Washington – Not all young, undocumented immigrants who were given protection from deportation by an Obama-era policy are going to meet a Oct. 5 deadline set by President Donald Trump for renewing their permission to live and work in the United States for another two years.
A month ago, Trump announced he is ending the Deferred Protection for Childhood Arrival (DACA) program, instituted by President Obama in 2012, after Congress failed to pass comprehensive immigration reform.
DACA recipients, known as “dreamers,” were mostly brought to the United States by their parents without documentation but met certain requirements, including having arrived in the United States before their 16th birthday, having been currently in school or having graduated from high school, and having no conviction for a crime or “significant misdemeanor.” The DACA protections had to be renewed every two years.
While Trump is phasing out the program, he allowed those whose protections would expire by March 5, 2018, to renew them for another two years. But they had to do so by Oct. 5.
According to the Department of Homeland Security, as of late Wednesday about 112,000 young undocumented immigrants — about 72 percent of those eligible — had applied to renew their work permits ahead of Thursday’s deadline.
Despite pleas from advocates in hurricane-ravaged Texas and Florida, the federal government did not extend the deadline to accommodate immigrants in those areas who may have had difficulty gathering the necessary paperwork and $495 fee.
DHS officials are, however, accepting late filings on a case-by-case basis from Puerto Rico and the U.S. Virgin Islands, which were devastated by Hurricane Maria.
Federal officials said they did not know what happened to the remaining 42,000 eligible DACA recipients who had not filed their renewal applications by Tuesday.
About 10,000 youth in Connecticut are eligible for DACA protections. It’s not clear how many who were eligible renewed their DACA status on time.
Camila Bortolleto, a DACA recipient and activist for Connecticut Students for a Dream, said some immigrant youths struggled to secure the $495 filing fee by Trump’s deadline.
“It was too soon and it was very arbitrary,” she said of the Oct. 5 date.
She also said some families contain several dreamers, putting additional pressure on them to come up with their filing fees during the 30-day period Trump allowed.

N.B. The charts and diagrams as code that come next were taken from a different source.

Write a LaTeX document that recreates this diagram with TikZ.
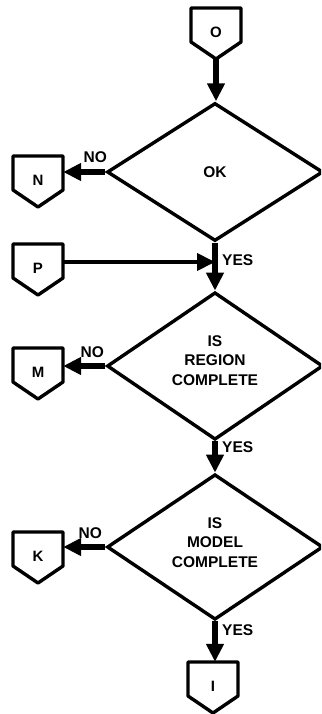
\documentclass[tikz,border=0pt]{standalone}
\usepackage{fontspec}
\setmainfont{Liberation Sans}
\usetikzlibrary{arrows.meta,shapes.geometric}
\newcommand{\offpage}[3]{%
  \node[conn] (#1) at (#2) {#3};
  \draw[shapeline] ([shift={(-25pt,24pt)}]#1.center) -- ++(50,0) -- ++(0,34) -- ++(-25,17) -- ++(-25,-17) -- cycle;
}
\tikzset{
  shapeline/.style={line width=3.4pt, line join=round},
  conn/.style={minimum width=50pt, minimum height=48pt, inner sep=0pt, font=\fontsize{15}{17}\selectfont\bfseries},
  decision/.style={diamond, draw, line width=3.4pt, minimum width=216pt, minimum height=138pt, inner sep=0pt, align=center, font=\fontsize{15.5}{19.5}\selectfont\bfseries},
  flow/.style={line width=5.5pt, -{Triangle[length=18pt,width=17pt]}},
  thinflow/.style={line width=4pt, -{Triangle[length=18pt,width=17pt]}},
  lbl/.style={inner sep=0pt, font=\fontsize{15.5}{18}\selectfont\bfseries},
}
\begin{document}
\begin{tikzpicture}[x=1pt,y=-1pt]
\useasboundingbox (0,0) rectangle (321,714);
\clip (0,0) rectangle (321,714);
\fill[white] (0,0) rectangle (321,714);
% decisions
\node[decision] (d1) at (215,172) {OK};
\node[decision] (d2) at (215,366) {IS\\REGION\\COMPLETE\\[-8pt]~};
\node[decision] (d3) at (215,547) {IS\\MODEL\\COMPLETE\\[-10pt]~};
% connectors
\offpage{O}{216,32}{O}
\offpage{N}{38,180}{N}
\offpage{P}{38,268}{P}
\offpage{M}{38,372}{M}
\offpage{K}{38,556}{K}
\offpage{I}{213,686}{I}
\coordinate (Otip) at ([yshift=-27pt]O.center);
\coordinate (Pout) at ([yshift=6pt]P.east);
\coordinate (join) at (d1.south |- Pout);
% flow lines
\draw[flow] (Otip) -- (Otip |- d1.north);
\draw[flow] (d1.west) -- (d1.west -| N.east);
\draw[flow] (d1.south) -- (d2.north);
\draw[thinflow] (Pout) -- (join);
\draw[flow] (d2.west) -- (d2.west -| M.east);
\draw[flow] (d2.south) -- (d3.north);
\draw[flow] (d3.west) -- (d3.west -| K.east);
\draw[flow] (d3.south) -- (d3.south |- I.north);
% labels
\node[lbl] (no1) at ([xshift=-10pt,yshift=15pt]d1.west) {NO};
\node[lbl] (no2) at ([xshift=-13pt,yshift=14pt]d2.west) {NO};
\node[lbl] (no3) at ([xshift=-15pt,yshift=14pt]d3.west) {NO};
\node[lbl,anchor=west] (yes1) at (222,260) {YES};
\node[lbl,anchor=west] (yes2) at (222,447) {YES};
\node[lbl,anchor=west] (yes3) at (222,630) {YES};
\end{tikzpicture}
\end{document}
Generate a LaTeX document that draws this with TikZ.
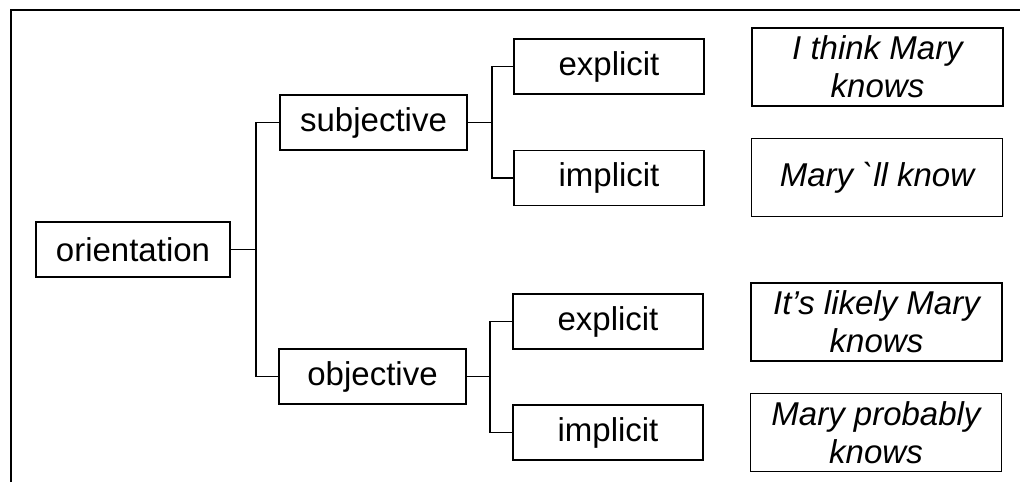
\documentclass[tikz,border=0pt]{standalone}
\usepackage{fontspec}
\newfontfamily\arialish{Liberation Sans}
\begin{document}
\begin{tikzpicture}[x=1pt,y=1pt,
  box/.style={draw, line width=1.5pt, inner sep=0pt, align=center,
    font=\arialish\fontsize{33}{38}\selectfont},
  catbox/.style={box, minimum width=190pt, minimum height=55pt},
  exbox/.style={box, minimum width=251pt, minimum height=78pt,
    font=\arialish\itshape\fontsize{33}{38}\selectfont},
  link/.style={line width=1.5pt}]
\useasboundingbox (0,0) rectangle (1020,-482);
% frame: top and left rules only
\draw[line width=2.4pt] (11,-482) -- (11,-10) -- (1020,-10);

% category tree
\node[catbox, minimum width=194pt] (orient) at (133,-249.5) {orientation};
\node[catbox, minimum width=187pt] (subj) at (373.5,-122.5) {subjective};
\node[catbox, minimum width=187pt] (obj) at (372.5,-376.5) {objective};
\node[catbox] (sexp) at (609,-66.5) {explicit};
\node[catbox] (simp) at (609,-178) {implicit};
\node[catbox] (oexp) at (608,-321.5) {explicit};
\node[catbox] (oimp) at (608,-432.5) {implicit};

% examples
\node[exbox] (ex1) at (877.5,-67) {I think Mary\\knows};
\node[exbox] (ex2) at (877,-177.5) {Mary `ll know};
\node[exbox] (ex3) at (876.5,-322) {It’s likely Mary\\knows};
\node[exbox] (ex4) at (876,-432.5) {Mary probably\\knows};

% bracket connectors
\draw[link] (orient.east) -- ++(25,0) coordinate (j0);
\draw[link] (subj.west) -| (j0) |- (obj.west);
\draw[link] (subj.east) -- ++(24,0) coordinate (j1);
\draw[link] (sexp.west) -| (j1) |- (simp.west);
\draw[link] (obj.east) -- ++(23,0) coordinate (j2);
\draw[link] (oexp.west) -| (j2) |- (oimp.west);
\end{tikzpicture}
\end{document}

To try to help, Connecticut Students for a Dream held several free legal clinics, the last one Saturday in Hartford, to help dreamers file for renewed status. The organization also offered 70 “scholarships in the amount of $495 to help dreamers pay the filing fee. Bortolleto said 66 scholarships had been given out as of Monday.
On Wednesday, the Congressional Hispanic Caucus asked the Trump administration to extend the Thursday deadline to at least Jan. 5, 2018.
“The 30-day period that the administration gave Dreamers to renew their status was arbitrary and frankly dangerous,” said a letter from the lawmakers to Acting Secretary Elaine Duke. “We are very concerned that because DACA recipients were not individually notified of their eligibility for renewal, tens of thousands of DACA recipients could lose their work authorization and DACA status protection.”
Several Connecticut lawmakers, including Sen. Richard Blumenthal, also have asked for a deadline extension.
“Dreamers go to our schools, serve in our military, and support our economy,” Blumenthal said. “Dreamers have friends and a life here – for most of them, it’s the only life they’ve known. This country is the country they love, and English is the language they speak, and deporting them would be cruel and irrational, inhumane and – very simply – repugnant to basic American values.”
The Trump administration has been deaf to pleas to extend the deadline. But Trump has pushed Congress to pass legislation that would give permanent protection to the nation’s dreamers.
Bortolleto said Trump’s DACA deadline on Thursday will mark the beginning of a fight in Congress over what to do about the dreamers.
“DACA might be over, but the legislative battle will pick up steam,” she said.
Dreamers and their advocates prefer a bill called the DREAM Act, that would provide the immigrant youths with a path to citizenship.
But Republicans have introduced rival legislation known as the SUCCEED Act, that also would provide dreamers a pathway to citizenship, but only after 15 years.
And unlike other U.S. citizens, naturalized dreamers would be barred under the SUCCEED Act from petitioning for their undocumented parents to obtain legal status. They also would be required to sign a waiver that would allow federal immigration officials to deport them without an immigration hearing if they violate the bill’s provisions.
Dreamers and their advocates opposed the SUCCEED Act’s restrictions. They also are opposed to attaching any immigration enforcement action, including authority to spend money on Trump’s proposed wall between the United States and Mexico, to dreamer legislation.